Kate, Jane and Olivia all learned to code at university. Kate had to learn to code for her PhD. She started modelling her estuarine model in Excel, but soon realised it wasn’t capable of meeting her needs, so taught herself Visual Basic and Fortran. Olivia learnt python, C and Matlab as part of her undergraduate course and then got in a lot of coding practice when she ran numerical models for her PhD thesis. To be able to interact with her model of turbulent vertical mixing in the ocean, she had to write various plotting and analysis scripts along with short scripts to set the initial states of the model in Python. Jane touched on programming in her undergraduate degree, but it was a substantial part of her Masters in GIS, which combined her love of informatics and geography.

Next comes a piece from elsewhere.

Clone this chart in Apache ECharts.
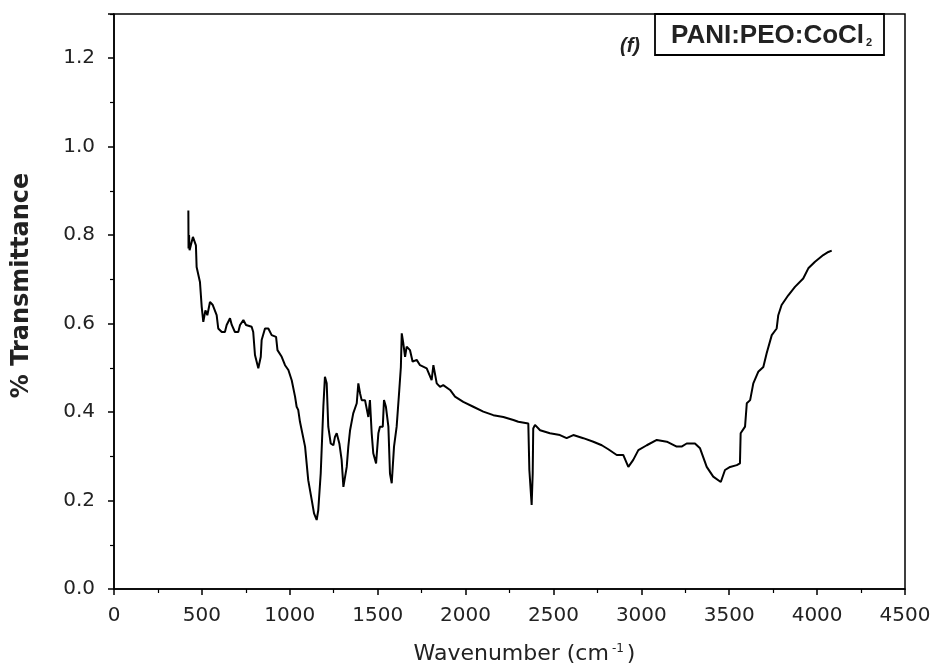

“Learning programming of course doesn’t stop after university,” Jane points out. "It’s important to keep your knowledge up-to-date, as the pace of change is so fast. There is always more to learn – new languages, technologies and methods.”
Over the years, our scientists and engineers have made sure that they keep abreast with developments and have used programming to maximum benefit for our projects. As computer power keeps rising, and new techniques emerge, they will continue to make the most of developments in a discipline that Ada set in motion with her early programming almost 200 years ago.